Task directions: Copy every line of the entries that includes the word "source".

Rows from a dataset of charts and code
┌────────
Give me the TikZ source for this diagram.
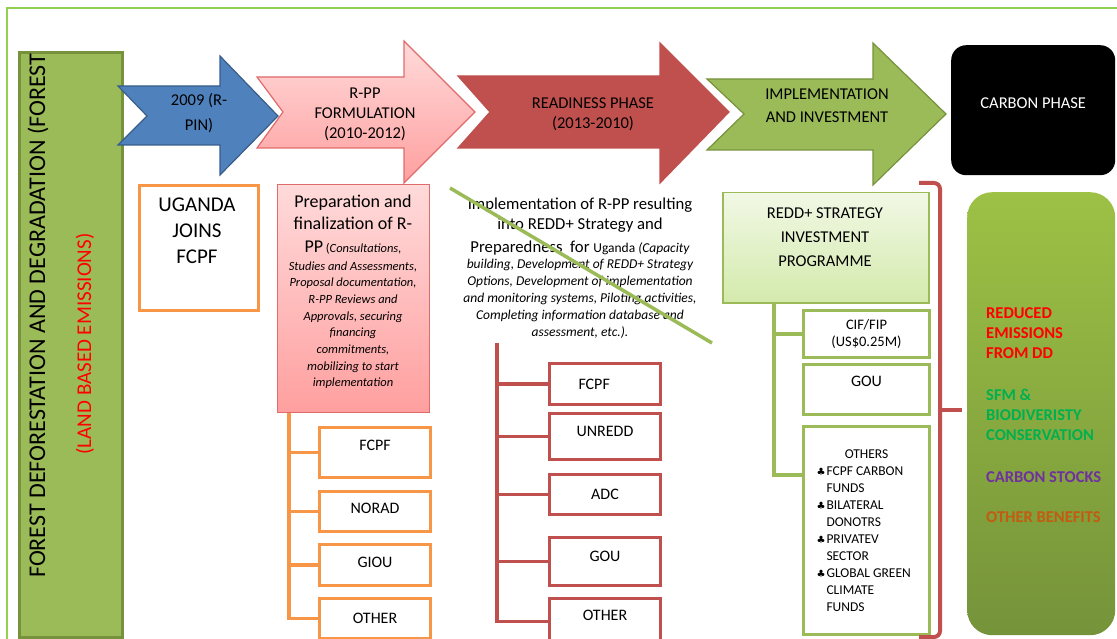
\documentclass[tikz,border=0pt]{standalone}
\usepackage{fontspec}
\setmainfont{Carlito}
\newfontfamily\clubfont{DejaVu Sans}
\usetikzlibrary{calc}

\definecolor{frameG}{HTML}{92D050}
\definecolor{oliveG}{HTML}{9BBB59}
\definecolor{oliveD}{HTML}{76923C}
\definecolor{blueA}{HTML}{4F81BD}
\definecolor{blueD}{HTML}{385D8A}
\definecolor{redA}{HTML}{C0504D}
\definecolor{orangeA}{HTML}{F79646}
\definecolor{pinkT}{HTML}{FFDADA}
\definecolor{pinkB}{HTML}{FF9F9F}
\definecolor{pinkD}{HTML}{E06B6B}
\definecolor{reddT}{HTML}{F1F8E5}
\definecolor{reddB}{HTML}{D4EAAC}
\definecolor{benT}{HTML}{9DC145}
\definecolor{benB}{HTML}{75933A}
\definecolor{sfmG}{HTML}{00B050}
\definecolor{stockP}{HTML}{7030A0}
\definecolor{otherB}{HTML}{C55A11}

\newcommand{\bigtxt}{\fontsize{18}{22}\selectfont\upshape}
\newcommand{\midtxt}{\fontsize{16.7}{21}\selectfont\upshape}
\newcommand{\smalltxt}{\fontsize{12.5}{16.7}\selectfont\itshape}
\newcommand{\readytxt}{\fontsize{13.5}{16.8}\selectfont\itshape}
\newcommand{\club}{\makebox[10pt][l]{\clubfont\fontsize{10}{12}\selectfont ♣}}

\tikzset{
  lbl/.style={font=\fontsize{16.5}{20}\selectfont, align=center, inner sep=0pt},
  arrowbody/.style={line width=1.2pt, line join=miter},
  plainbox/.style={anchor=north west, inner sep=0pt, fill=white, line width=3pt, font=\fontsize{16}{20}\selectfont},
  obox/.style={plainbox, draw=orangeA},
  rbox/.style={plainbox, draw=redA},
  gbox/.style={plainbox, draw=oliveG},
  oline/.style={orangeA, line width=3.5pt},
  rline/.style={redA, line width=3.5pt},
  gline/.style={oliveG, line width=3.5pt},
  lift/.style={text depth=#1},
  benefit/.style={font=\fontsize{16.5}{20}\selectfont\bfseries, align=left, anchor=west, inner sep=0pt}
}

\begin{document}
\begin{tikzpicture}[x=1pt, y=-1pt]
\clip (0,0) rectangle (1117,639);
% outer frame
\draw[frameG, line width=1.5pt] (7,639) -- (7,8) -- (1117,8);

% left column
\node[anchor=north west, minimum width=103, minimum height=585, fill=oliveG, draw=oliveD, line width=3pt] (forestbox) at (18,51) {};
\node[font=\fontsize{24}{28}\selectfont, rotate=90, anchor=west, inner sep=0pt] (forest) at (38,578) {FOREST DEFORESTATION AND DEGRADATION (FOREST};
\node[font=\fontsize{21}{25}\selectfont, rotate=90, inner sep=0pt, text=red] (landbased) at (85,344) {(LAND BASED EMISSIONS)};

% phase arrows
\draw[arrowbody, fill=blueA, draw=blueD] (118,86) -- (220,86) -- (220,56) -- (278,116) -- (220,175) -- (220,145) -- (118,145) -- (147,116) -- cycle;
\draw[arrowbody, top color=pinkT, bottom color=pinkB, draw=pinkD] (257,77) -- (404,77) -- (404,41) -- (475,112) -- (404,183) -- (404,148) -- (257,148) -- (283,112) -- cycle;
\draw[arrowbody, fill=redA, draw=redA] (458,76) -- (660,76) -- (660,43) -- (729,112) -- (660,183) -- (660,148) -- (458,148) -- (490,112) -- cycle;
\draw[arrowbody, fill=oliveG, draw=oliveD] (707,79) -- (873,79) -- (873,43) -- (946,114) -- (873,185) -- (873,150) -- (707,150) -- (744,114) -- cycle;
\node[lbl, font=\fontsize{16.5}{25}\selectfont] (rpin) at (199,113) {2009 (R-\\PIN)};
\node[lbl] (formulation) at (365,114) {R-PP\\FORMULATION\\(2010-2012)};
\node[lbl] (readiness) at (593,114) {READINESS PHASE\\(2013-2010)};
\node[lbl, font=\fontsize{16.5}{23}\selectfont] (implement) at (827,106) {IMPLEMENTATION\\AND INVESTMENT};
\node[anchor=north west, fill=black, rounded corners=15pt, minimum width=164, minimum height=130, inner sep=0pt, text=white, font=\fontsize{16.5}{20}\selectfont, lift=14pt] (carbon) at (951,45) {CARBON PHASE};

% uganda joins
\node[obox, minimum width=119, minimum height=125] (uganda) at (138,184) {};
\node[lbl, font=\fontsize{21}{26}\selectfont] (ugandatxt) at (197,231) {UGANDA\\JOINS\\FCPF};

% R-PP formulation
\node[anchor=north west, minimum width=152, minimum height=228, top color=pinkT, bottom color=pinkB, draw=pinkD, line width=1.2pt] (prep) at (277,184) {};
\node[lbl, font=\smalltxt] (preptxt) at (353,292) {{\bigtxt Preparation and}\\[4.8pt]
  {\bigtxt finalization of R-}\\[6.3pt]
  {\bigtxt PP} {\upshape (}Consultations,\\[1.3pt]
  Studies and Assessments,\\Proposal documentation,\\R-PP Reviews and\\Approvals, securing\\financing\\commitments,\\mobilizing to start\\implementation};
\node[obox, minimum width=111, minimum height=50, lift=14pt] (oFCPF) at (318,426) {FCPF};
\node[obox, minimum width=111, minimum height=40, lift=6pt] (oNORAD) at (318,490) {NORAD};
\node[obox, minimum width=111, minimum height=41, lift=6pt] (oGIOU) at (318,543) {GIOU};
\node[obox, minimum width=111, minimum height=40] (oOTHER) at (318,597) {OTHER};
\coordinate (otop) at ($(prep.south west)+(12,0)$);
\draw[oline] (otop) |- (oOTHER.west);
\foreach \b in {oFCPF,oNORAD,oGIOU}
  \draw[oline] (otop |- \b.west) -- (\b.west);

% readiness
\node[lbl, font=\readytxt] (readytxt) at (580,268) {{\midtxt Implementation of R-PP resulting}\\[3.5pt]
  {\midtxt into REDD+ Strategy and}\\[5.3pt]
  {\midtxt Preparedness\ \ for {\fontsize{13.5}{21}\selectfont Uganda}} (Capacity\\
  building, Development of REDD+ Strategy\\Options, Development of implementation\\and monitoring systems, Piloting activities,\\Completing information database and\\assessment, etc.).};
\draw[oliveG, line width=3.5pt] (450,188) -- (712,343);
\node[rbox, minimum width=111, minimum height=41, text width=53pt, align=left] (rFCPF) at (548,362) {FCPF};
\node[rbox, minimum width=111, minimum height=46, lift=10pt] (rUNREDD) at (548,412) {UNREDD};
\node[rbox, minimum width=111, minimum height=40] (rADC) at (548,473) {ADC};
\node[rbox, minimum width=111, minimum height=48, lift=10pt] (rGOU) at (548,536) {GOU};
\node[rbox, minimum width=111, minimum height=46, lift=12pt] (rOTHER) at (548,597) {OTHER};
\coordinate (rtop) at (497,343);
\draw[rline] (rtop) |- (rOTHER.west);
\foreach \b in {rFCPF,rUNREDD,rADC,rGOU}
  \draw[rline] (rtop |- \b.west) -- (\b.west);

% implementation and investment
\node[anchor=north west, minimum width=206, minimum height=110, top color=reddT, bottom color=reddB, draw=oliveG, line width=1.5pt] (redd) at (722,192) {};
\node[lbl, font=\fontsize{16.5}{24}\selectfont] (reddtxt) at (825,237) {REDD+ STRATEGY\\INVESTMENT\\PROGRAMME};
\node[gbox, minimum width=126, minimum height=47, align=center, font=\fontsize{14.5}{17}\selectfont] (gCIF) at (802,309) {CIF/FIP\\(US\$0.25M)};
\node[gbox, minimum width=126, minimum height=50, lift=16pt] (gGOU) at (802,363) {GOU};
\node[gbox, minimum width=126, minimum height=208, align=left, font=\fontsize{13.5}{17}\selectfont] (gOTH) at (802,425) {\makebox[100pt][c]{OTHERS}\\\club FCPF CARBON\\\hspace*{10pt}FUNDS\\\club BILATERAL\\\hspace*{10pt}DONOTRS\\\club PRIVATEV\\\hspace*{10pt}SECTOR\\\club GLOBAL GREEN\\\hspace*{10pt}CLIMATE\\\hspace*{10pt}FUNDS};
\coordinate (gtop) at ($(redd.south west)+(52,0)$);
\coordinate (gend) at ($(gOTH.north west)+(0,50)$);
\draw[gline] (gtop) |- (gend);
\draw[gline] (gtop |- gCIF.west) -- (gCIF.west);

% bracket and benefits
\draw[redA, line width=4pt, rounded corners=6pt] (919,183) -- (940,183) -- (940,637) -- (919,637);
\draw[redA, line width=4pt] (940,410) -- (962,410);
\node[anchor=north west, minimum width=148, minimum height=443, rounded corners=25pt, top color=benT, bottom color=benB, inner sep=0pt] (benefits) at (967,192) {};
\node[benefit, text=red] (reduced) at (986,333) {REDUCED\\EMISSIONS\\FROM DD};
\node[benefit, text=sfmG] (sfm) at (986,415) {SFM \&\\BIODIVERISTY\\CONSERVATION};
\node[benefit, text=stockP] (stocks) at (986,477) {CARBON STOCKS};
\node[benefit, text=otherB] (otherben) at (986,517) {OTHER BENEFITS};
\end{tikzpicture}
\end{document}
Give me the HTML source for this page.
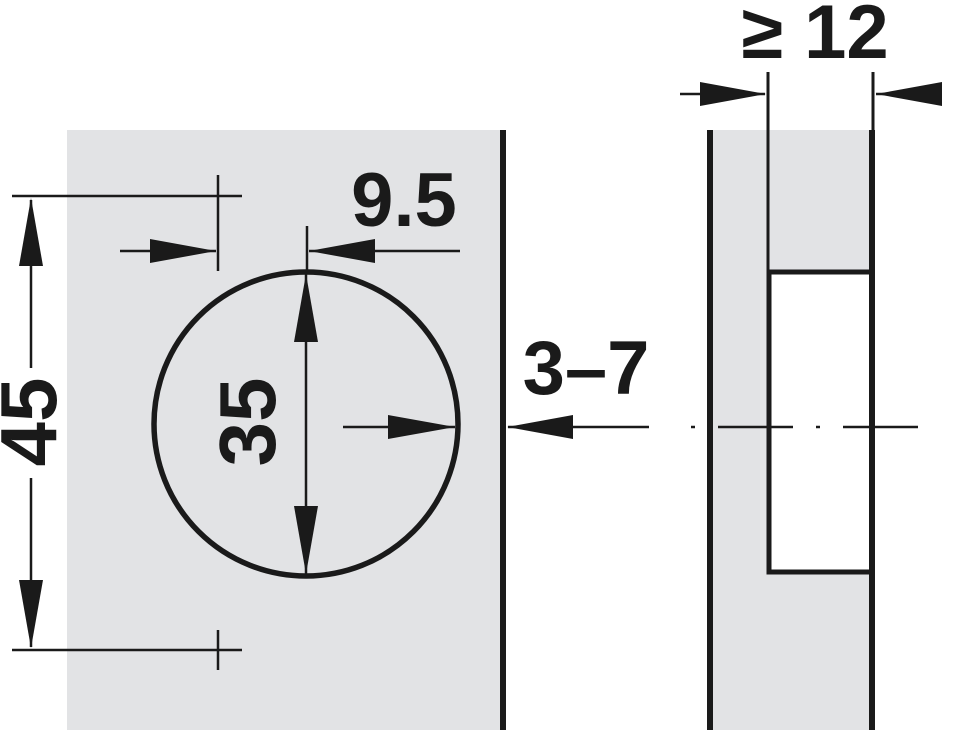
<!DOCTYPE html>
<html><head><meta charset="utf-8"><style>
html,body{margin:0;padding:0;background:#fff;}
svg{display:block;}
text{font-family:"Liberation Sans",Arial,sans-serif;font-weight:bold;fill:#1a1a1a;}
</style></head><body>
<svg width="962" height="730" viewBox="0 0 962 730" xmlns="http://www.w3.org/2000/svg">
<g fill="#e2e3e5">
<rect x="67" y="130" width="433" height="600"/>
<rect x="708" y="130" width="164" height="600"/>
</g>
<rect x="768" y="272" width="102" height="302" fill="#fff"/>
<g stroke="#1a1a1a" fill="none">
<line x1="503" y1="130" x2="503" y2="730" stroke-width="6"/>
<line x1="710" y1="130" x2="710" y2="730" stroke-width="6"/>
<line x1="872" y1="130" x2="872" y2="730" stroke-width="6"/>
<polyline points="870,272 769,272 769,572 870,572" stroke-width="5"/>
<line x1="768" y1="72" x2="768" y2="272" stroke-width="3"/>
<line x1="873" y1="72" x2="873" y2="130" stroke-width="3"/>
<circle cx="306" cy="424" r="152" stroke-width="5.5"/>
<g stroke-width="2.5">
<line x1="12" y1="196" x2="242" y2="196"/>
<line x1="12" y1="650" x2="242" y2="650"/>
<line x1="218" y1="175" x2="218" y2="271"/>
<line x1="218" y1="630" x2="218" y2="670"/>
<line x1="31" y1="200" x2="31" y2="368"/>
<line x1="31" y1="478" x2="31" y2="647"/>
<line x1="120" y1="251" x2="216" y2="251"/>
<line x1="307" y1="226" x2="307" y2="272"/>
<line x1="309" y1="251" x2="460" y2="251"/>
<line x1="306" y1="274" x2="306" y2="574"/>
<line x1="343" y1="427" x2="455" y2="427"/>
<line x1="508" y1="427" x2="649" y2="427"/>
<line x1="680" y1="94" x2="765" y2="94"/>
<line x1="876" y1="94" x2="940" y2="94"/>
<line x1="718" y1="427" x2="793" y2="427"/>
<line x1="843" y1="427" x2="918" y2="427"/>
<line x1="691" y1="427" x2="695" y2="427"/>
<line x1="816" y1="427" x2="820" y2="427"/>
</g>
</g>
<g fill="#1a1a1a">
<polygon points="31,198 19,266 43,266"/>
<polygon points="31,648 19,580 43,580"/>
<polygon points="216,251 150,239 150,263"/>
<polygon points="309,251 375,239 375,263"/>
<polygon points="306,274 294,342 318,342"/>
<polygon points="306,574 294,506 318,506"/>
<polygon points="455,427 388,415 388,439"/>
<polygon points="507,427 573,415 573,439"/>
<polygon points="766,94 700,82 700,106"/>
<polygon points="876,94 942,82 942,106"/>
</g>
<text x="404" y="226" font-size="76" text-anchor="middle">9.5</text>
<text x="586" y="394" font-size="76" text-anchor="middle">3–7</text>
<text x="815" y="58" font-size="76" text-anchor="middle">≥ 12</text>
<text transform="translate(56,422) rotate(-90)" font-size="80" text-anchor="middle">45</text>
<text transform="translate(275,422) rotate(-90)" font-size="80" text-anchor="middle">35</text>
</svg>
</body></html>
└────────
Result below:
Give me the TikZ source for this diagram.
Give me the HTML source for this page.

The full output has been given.